One of the interesting things about the Social Capacity index, though, is that the places that are high on the list for civic capacity are generally not the same ones that excel at civic engagement. Among rural areas, for example, six of the top ten for civic capacity are in Montana, with two in Colorado and two in Idaho. When it comes to civic engagement, though, six of the top ten are Colorado, with three in Utah and one in Wyoming -- and none in Idaho or Montana.
I'll hold off on my pocket analysis of this until I have a chance to ask the report authors about it ...

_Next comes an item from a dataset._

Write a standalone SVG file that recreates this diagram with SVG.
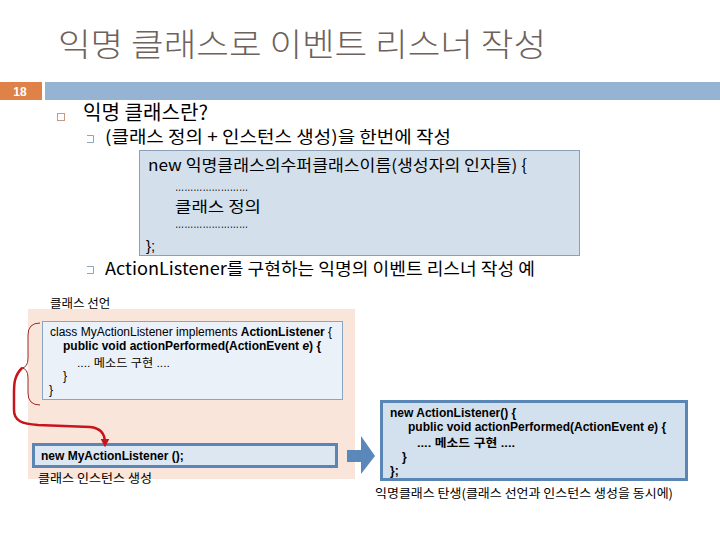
<svg xmlns="http://www.w3.org/2000/svg" width="720" height="540" viewBox="0 0 720 540">
<defs>
<style>
text{font-family:"Liberation Sans","Noto Sans CJK KR",sans-serif;fill:#000}
.ko{font-family:"Noto Sans CJK KR","Liberation Sans",sans-serif}
.title{font-size:32px;fill:#6e625c;font-weight:300}
.l1{font-size:20px}
.l2{font-size:17px}
.code1{font-size:16px}
.dots{font-size:12px}
.sm{font-size:12px}
.kosm{font-size:12.5px}
.b{font-weight:bold}
.sub{fill:none;stroke:#8ea4ba;stroke-width:1}
</style>
<marker id="ah" viewBox="0 0 10 10" refX="5" refY="5" markerWidth="3.5" markerHeight="3.5" orient="auto">
<path d="M0,0 L10,5 L0,10 z" fill="#c8141c"/>
</marker>
</defs>
<rect width="720" height="540" fill="#ffffff"/>

<g id="header">
<text class="title ko" x="58" y="56" textLength="488" lengthAdjust="spacingAndGlyphs">익명 클래스로 이벤트 리스너 작성</text>
<rect x="0" y="82" width="42" height="18" fill="#df8247"/>
<text x="20" y="96" font-size="12" font-weight="bold" text-anchor="middle" style="fill:#ffffff">18</text>
<rect x="45" y="82" width="675" height="18" fill="#95b3d3"/>
</g>

<g id="bullets">
<rect x="57.5" y="113.5" width="7" height="7" fill="none" stroke="#c49a80" stroke-width="1"/>
<text class="l1 ko" x="83" y="120" textLength="125" lengthAdjust="spacingAndGlyphs">익명 클래스란?</text>
<path class="sub" d="M87,135.5 H93.5 V142.5 H87"/>
<text class="l2 ko" x="105" y="143" textLength="346" lengthAdjust="spacingAndGlyphs">(클래스 정의 + 인스턴스 생성)을 한번에 작성</text>
<path class="sub" d="M87,266.5 H93.5 V273.5 H87"/>
<text class="l2 ko" x="105" y="275" textLength="430" lengthAdjust="spacingAndGlyphs">ActionListener를 구현하는 익명의 이벤트 리스너 작성 예</text>
</g>

<g id="syntax-box">
<rect x="139.5" y="150.5" width="440" height="105" fill="#d3e0ec" stroke="#8aa0b8" stroke-width="1"/>
<text class="code1 ko" x="148" y="171" textLength="379" lengthAdjust="spacingAndGlyphs">new 익명클래스의수퍼클래스이름(생성자의 인자들) {</text>
<text class="dots" x="175" y="191" textLength="73" lengthAdjust="spacingAndGlyphs">……………………</text>
<text class="ko" x="175" y="212" font-size="15" textLength="86" lengthAdjust="spacingAndGlyphs">클래스 정의</text>
<text class="dots" x="175" y="228" textLength="73" lengthAdjust="spacingAndGlyphs">……………………</text>
<text x="146" y="251" font-size="15">};</text>
</g>

<g id="class-area">
<rect x="28" y="309" width="327" height="170" fill="#f9e5d9"/>
<text class="kosm ko" x="50" y="308">클래스 선언</text>
</g>

<g id="class-decl">
<rect x="42.5" y="321.5" width="300" height="78" fill="#eaf1f8" stroke="#8aa5c2" stroke-width="1"/>
<text class="sm" x="50" y="336" font-size="11.8">class MyActionListener implements <tspan class="b">ActionListener</tspan> {</text>
<text class="sm b" x="63" y="350">public void actionPerformed(ActionEvent <tspan font-style="italic">e</tspan>) {</text>
<text x="77" y="367" font-size="11" textLength="93" lengthAdjust="spacingAndGlyphs">.... 메소드 구현 ....</text>
<text class="sm" x="63" y="380">}</text>
<text class="sm" x="49" y="394">}</text>
</g>

<g id="instance">
<rect x="33.5" y="444.5" width="303" height="22" fill="#dce7f2" stroke="#5a86b6" stroke-width="3"/>
<text class="sm b" x="41" y="460">new MyActionListener ();</text>
<text class="kosm ko" x="38" y="483" textLength="114" lengthAdjust="spacingAndGlyphs">클래스 인스턴스 생성</text>
</g>

<g id="anonymous">
<rect x="381.5" y="401.5" width="305" height="78" fill="#d3e1ee" stroke="#5a86b6" stroke-width="3"/>
<text class="sm b" x="390" y="417">new ActionListener() {</text>
<text class="sm b" x="408" y="431">public void actionPerformed(ActionEvent <tspan font-style="italic">e</tspan>) {</text>
<text class="b" x="417" y="447" font-size="11.5" textLength="98" lengthAdjust="spacingAndGlyphs">.... 메소드 구현 ....</text>
<text class="sm b" x="402" y="461">}</text>
<text class="sm b" x="390" y="475">};</text>
<text class="kosm ko" x="375" y="498" textLength="298" lengthAdjust="spacingAndGlyphs">익명클래스 탄생(클래스 선언과 인스턴스 생성을 동시에)</text>
</g>

<g id="connectors">
<path d="M40,323 Q28,323 28,335 L28,358 Q28,368 21,368 Q28,368 28,378 L28,393 Q28,405 40,405" fill="none" stroke="#a02828" stroke-width="1"/>
<path d="M22,368 C14,376 14,384 14,394 L14,410 C14,421 22,424 38,425 L90,427 C101,428 105,434 105,443" fill="none" stroke="#c8141c" stroke-width="2.5" marker-end="url(#ah)"/>
<polygon points="347,450 361,450 361,436 375,456 361,474 361,462 347,462" fill="#5a88ba"/>
</g>
</svg>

Update: The conference today featured an interesting discussion of social capital and the related theme of "creative occupations," which some recent research -- notably a book by Richard Florida called The Rise of the Creative Class -- show to be closely correlated to healthy, economically vibrant communities. As noted above, Boulder ranks at the top of the list for "Social Capacity," and though the numbers are compiled a little differently it also ranks very high in creative occupations (everything from artists and musicians to architects, academics, engineers and even athletes.)

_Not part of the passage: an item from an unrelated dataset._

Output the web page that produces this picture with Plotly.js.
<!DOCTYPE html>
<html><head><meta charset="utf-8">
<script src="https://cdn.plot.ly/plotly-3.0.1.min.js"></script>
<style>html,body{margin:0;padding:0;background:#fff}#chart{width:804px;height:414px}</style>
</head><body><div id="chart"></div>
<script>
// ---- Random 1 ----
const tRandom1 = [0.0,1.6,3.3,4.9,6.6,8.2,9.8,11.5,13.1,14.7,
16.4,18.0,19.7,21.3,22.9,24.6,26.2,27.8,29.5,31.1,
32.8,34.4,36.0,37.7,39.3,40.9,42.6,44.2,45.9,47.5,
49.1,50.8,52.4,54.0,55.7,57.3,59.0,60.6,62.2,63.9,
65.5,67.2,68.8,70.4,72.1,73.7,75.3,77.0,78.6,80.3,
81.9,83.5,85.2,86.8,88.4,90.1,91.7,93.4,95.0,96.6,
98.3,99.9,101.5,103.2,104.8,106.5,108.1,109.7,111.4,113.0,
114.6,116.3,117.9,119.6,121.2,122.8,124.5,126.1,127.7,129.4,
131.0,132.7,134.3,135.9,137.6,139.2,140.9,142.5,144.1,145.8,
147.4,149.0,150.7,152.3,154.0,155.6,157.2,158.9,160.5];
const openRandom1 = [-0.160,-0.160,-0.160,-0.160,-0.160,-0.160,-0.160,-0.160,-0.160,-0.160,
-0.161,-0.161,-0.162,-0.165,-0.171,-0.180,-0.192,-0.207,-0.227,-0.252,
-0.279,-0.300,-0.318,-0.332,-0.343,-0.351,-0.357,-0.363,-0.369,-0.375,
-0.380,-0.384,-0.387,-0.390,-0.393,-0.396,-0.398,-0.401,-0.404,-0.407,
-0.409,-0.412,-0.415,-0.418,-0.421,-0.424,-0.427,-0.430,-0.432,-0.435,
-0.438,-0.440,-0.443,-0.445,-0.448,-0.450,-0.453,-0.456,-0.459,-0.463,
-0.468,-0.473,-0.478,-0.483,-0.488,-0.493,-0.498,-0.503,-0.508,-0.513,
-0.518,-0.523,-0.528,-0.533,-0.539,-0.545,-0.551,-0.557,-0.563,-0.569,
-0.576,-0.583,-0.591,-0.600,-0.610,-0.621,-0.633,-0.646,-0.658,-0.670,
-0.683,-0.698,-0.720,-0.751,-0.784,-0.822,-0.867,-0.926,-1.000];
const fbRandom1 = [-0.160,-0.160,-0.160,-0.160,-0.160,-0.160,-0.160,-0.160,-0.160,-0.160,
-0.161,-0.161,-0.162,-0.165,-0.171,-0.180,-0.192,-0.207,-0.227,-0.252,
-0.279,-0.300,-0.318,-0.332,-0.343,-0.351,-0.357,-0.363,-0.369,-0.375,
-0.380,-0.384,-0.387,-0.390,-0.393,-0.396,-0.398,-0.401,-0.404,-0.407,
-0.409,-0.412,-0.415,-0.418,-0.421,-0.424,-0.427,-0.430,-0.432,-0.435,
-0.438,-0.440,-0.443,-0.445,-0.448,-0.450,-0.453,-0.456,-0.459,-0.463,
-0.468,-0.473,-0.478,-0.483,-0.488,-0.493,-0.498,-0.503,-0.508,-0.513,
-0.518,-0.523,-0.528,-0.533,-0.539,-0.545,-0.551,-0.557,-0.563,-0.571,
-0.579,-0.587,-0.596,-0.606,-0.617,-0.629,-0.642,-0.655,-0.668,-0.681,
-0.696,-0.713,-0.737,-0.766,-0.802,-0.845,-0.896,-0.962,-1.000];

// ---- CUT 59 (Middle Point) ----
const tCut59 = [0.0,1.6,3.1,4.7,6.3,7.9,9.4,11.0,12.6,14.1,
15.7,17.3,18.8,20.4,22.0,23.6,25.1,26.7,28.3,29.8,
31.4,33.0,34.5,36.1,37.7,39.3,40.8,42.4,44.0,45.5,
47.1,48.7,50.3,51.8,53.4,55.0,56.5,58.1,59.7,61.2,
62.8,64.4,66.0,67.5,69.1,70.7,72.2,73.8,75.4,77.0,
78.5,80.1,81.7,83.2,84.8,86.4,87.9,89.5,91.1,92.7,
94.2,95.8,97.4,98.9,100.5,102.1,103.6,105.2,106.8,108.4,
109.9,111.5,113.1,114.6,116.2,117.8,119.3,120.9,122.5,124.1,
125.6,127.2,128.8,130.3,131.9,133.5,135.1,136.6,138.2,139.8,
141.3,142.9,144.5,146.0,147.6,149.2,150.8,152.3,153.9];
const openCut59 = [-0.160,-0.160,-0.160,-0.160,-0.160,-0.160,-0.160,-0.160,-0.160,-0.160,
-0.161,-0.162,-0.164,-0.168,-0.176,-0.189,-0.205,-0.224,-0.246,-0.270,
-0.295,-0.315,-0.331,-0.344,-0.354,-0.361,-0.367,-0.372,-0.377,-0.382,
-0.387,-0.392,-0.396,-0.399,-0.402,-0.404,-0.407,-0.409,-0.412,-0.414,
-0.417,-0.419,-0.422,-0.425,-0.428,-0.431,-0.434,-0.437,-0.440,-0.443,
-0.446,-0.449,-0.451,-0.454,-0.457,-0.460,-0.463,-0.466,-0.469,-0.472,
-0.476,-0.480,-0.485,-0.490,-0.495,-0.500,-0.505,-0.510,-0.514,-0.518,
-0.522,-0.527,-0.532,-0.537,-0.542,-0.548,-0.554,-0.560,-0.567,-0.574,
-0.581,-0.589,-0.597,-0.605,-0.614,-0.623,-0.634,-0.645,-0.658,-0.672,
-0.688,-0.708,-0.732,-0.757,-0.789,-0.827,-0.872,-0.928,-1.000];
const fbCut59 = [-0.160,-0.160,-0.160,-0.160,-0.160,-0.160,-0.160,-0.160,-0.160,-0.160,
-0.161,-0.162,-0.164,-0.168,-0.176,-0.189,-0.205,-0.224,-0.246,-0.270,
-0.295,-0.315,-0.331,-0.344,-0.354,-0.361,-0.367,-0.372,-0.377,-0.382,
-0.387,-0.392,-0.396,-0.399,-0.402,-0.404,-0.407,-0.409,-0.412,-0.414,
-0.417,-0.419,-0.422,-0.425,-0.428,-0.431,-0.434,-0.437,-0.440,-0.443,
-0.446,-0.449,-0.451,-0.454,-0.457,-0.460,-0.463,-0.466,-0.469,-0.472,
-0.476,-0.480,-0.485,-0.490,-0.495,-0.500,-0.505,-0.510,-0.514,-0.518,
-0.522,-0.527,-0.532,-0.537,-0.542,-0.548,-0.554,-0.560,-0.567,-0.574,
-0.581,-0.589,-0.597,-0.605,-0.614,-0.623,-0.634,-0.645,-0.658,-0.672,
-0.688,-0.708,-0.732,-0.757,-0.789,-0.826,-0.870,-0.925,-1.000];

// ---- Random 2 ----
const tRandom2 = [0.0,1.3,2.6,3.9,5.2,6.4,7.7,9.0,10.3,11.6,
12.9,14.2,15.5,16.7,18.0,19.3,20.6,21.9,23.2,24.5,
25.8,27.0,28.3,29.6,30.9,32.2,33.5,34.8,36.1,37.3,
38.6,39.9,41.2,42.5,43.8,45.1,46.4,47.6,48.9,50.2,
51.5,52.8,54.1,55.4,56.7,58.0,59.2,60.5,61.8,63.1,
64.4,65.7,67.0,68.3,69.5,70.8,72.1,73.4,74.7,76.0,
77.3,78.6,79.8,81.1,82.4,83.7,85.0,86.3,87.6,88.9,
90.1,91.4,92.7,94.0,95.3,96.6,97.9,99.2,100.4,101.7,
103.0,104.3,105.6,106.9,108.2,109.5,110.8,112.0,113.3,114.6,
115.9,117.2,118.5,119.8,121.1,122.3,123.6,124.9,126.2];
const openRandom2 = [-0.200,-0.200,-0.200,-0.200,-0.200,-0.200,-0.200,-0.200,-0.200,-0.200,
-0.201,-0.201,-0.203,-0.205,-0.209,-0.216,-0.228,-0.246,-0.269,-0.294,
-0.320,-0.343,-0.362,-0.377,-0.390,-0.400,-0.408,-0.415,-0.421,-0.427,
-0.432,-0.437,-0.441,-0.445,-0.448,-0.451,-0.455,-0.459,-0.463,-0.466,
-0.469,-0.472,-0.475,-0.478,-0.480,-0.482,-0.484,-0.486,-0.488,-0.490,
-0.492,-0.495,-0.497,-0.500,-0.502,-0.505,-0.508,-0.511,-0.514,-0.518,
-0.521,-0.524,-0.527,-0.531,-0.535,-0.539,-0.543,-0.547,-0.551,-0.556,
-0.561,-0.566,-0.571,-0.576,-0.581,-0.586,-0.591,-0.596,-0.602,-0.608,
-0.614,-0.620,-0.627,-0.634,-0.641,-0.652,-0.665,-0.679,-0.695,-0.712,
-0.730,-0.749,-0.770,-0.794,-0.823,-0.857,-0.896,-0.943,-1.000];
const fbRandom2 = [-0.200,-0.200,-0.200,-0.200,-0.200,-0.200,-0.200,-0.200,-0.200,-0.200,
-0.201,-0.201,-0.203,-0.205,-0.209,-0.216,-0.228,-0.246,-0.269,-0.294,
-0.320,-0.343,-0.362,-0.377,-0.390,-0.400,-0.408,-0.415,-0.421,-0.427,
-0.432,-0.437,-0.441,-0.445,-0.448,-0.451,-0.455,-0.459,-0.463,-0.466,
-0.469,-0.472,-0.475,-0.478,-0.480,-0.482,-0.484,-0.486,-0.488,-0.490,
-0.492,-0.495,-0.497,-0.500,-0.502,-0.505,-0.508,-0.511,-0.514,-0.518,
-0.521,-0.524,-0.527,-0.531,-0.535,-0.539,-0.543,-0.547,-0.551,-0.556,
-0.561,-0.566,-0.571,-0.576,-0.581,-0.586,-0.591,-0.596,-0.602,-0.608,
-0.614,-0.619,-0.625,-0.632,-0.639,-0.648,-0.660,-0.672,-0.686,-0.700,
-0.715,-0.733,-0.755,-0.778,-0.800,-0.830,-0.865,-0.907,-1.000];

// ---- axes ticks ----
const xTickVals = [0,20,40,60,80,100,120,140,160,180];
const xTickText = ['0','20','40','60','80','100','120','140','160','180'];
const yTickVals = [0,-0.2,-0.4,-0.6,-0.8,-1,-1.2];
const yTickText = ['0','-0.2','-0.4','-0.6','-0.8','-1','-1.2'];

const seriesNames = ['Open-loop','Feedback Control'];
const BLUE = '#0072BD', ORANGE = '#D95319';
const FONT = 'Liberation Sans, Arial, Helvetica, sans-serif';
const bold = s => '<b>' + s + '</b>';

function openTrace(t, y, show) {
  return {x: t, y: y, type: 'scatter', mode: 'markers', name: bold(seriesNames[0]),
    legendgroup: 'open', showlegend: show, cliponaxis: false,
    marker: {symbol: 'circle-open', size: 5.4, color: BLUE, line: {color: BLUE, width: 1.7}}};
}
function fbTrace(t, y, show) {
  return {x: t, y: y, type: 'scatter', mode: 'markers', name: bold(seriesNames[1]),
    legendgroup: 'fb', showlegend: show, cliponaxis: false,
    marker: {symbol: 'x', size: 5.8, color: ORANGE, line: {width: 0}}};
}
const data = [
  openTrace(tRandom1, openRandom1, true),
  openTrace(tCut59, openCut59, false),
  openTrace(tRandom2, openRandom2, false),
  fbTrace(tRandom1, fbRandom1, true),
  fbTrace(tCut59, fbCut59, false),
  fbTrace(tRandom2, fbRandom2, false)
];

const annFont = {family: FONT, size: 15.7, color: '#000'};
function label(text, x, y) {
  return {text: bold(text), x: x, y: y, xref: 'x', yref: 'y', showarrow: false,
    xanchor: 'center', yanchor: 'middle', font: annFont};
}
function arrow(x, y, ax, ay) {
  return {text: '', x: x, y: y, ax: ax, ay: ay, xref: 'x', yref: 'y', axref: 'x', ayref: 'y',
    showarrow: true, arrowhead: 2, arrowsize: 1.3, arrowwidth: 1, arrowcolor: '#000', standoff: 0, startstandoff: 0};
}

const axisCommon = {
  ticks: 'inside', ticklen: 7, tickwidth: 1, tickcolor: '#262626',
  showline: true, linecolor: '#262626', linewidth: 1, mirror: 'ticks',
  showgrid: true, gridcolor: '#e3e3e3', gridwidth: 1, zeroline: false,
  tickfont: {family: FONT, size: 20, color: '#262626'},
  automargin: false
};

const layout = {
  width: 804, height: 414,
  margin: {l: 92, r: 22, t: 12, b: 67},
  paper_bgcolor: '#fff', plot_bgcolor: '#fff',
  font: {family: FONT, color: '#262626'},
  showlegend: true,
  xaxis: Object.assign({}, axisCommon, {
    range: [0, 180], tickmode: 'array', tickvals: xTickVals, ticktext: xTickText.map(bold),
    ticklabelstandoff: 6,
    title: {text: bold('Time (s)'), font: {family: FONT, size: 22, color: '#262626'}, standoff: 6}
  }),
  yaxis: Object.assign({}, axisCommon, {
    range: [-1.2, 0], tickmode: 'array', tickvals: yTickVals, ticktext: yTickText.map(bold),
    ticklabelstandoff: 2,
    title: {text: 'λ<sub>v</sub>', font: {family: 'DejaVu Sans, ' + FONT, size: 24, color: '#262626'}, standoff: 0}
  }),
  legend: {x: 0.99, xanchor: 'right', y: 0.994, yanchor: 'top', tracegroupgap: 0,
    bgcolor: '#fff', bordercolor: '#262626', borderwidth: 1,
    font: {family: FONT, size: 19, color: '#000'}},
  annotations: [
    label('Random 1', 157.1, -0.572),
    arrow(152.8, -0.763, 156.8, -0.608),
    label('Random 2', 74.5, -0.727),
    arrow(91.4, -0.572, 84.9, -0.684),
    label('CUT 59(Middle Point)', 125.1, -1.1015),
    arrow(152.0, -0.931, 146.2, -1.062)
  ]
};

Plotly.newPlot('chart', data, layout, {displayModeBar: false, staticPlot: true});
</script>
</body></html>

These creative communities tend are characterized by social diversity, high education levels, and lots of innovation and they tend to feature pretty settings and vibrant street life. But, as Joseph Garcia, president of Pikes Peak Community College in Colorado Springs pointed out, what if these characteristics are a result of something else entirely -- like money? Ranking criteria that put cities like Boulder simply underscore that "a lot of this is about class," Garcia said. "Everything else is a proxy for that." Wealthy cities have a lot of creative people; it doesn't necessarily follow that encouraging the creative classes will result in more wealth.

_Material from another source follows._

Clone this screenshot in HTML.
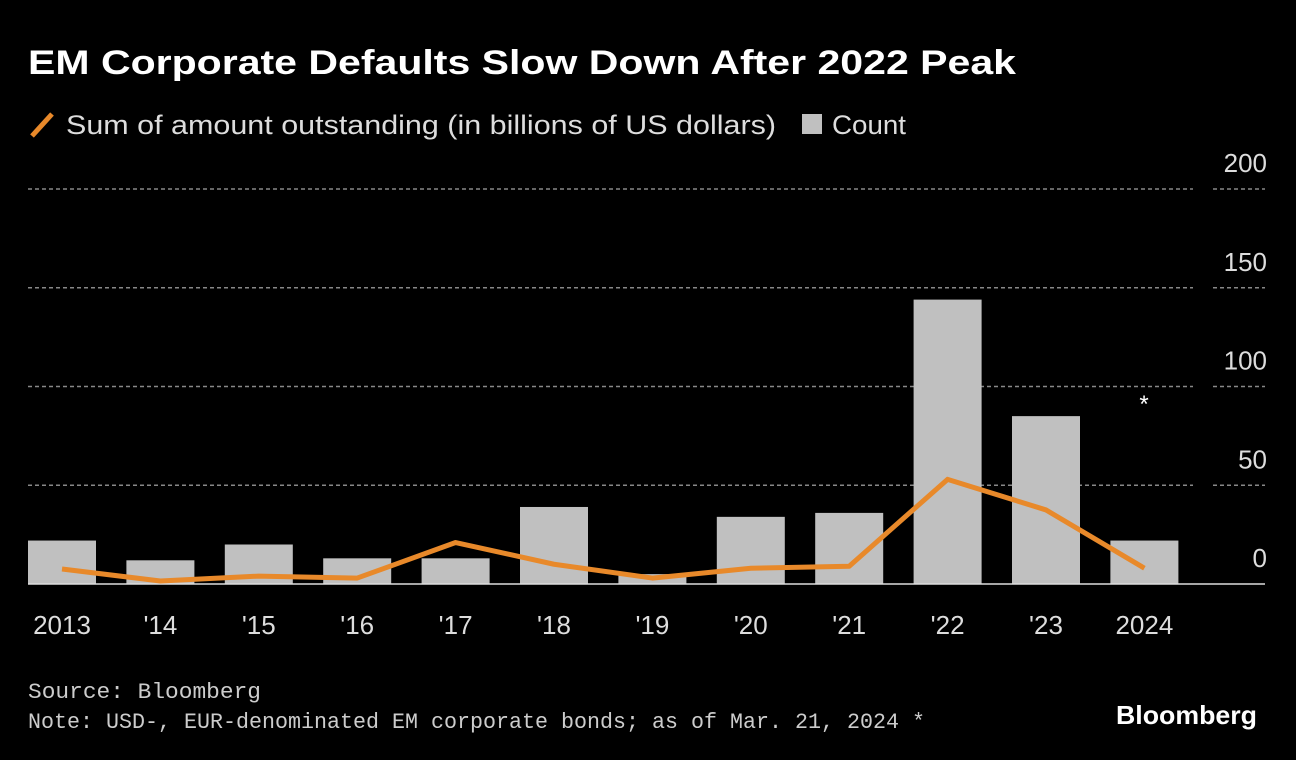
<!DOCTYPE html>
<html><head><meta charset="utf-8"><style>
html,body{margin:0;padding:0;background:#000;}
svg{display:block;font-family:"Liberation Sans",sans-serif;}
</style></head><body>
<svg id="chart" width="1296" height="760" viewBox="0 0 1296 760">
<text x="28" y="74" fill="#fff" font-size="34" font-weight="bold" textLength="988" lengthAdjust="spacingAndGlyphs">EM Corporate Defaults Slow Down After 2022 Peak</text>
<g>
<line x1="32" y1="136" x2="52" y2="114" stroke="#e8892a" stroke-width="5"/>
<text x="66" y="134" fill="#ddd" font-size="27" textLength="710" lengthAdjust="spacingAndGlyphs">Sum of amount outstanding (in billions of US dollars)</text>
<rect x="802" y="114" width="20" height="20" fill="#c0c0c0"/>
<text x="832" y="134" fill="#ddd" font-size="27" textLength="74" lengthAdjust="spacingAndGlyphs">Count</text>
</g>
<g id="grid"></g><g id="bars"></g><g id="line"></g><g id="xlab"></g>
<text x="1144" y="412" fill="#fff" font-size="24" text-anchor="middle">*</text>
<text x="28" y="698" fill="#ccc" font-size="22" font-family="Liberation Mono, monospace" textLength="233" lengthAdjust="spacingAndGlyphs">Source: Bloomberg</text>
<text x="28" y="728" fill="#ccc" font-size="22" font-family="Liberation Mono, monospace" textLength="897" lengthAdjust="spacingAndGlyphs">Note: USD-, EUR-denominated EM corporate bonds; as of Mar. 21, 2024 *</text>
<text x="1257" y="724" fill="#fff" font-size="26" font-weight="bold" text-anchor="end" textLength="141" lengthAdjust="spacingAndGlyphs">Bloomberg</text>
</svg>
<script>
const categories=["2013","'14","'15","'16","'17","'18","'19","'20","'21","'22","'23","2024"];
const countValues=[22,12,20,13,13,39,5,34,36,144,85,22];
const amountValues=[7.6,1.5,4,3,21,10,3,8,9,53,37.5,8];
const yTicks=[0,50,100,150,200];
const NS="http://www.w3.org/2000/svg";
const y=v=>584-v*1.975;
const x=i=>62+i*98.4;
function mk(t,a,p){const e=document.createElementNS(NS,t);for(const k in a)e.setAttribute(k,a[k]);document.getElementById(p).appendChild(e);return e;}
yTicks.forEach(t=>{
 if(t>0){
  const g1=mk('line',{x1:28,x2:1193,y1:y(t),y2:y(t),stroke:'#888','stroke-width':1.5,'stroke-dasharray':'4 3'},'grid');
  
  
  const g2=mk('line',{x1:1213,x2:1265,y1:y(t),y2:y(t),stroke:'#888','stroke-width':1.5,'stroke-dasharray':'4 3'},'grid');
  
  
 }
 const l=mk('text',{x:1267,y:y(t)-17,fill:'#ddd','font-size':26,'text-anchor':'end'},'grid');
 l.textContent=t;
 
 
});
countValues.forEach((v,i)=>{
 const r=mk('rect',{x:x(i)-34,y:y(v),width:68,height:584-y(v),fill:'#c0c0c0'},'bars');
 
 
 const t=mk('text',{x:x(i),y:634,fill:'#ddd','font-size':26,'text-anchor':'middle'},'xlab');
 t.textContent=categories[i];
 
 
});
const ax=mk('line',{x1:28,x2:1265,y1:584,y2:584,stroke:'#ddd','stroke-width':1.5},'bars');


const pl=mk('polyline',{points:amountValues.map((v,i)=>x(i)+','+y(v)).join(' '),fill:'none',stroke:'#e8892a','stroke-width':5,'stroke-linejoin':'round'},'line');


</script>
</body></html>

Mary Lou Makepeace, a former mayor of Colorado Springs and now the executive director of the Gay & Lesbian Fund for Colorado, says her city could do a lot better in building civic engagement and creating an open dialogue on sensitive issues. She thinks people have become too close-minded and sure of their answers, creating a kind of speech censorship. But even though she noted the ways in which Colorado Springs fell short of Boulder in building community, she readily acknowledges that if you ask people in her town whether they want to be like Boulder, the answer is a resounding "no."
My favorite analysis from Makepeace, though, was on something very different: the West is populated by people with attention deficit disorder, always looking for the next interesting thing. And those people tend to be very creative. Amen.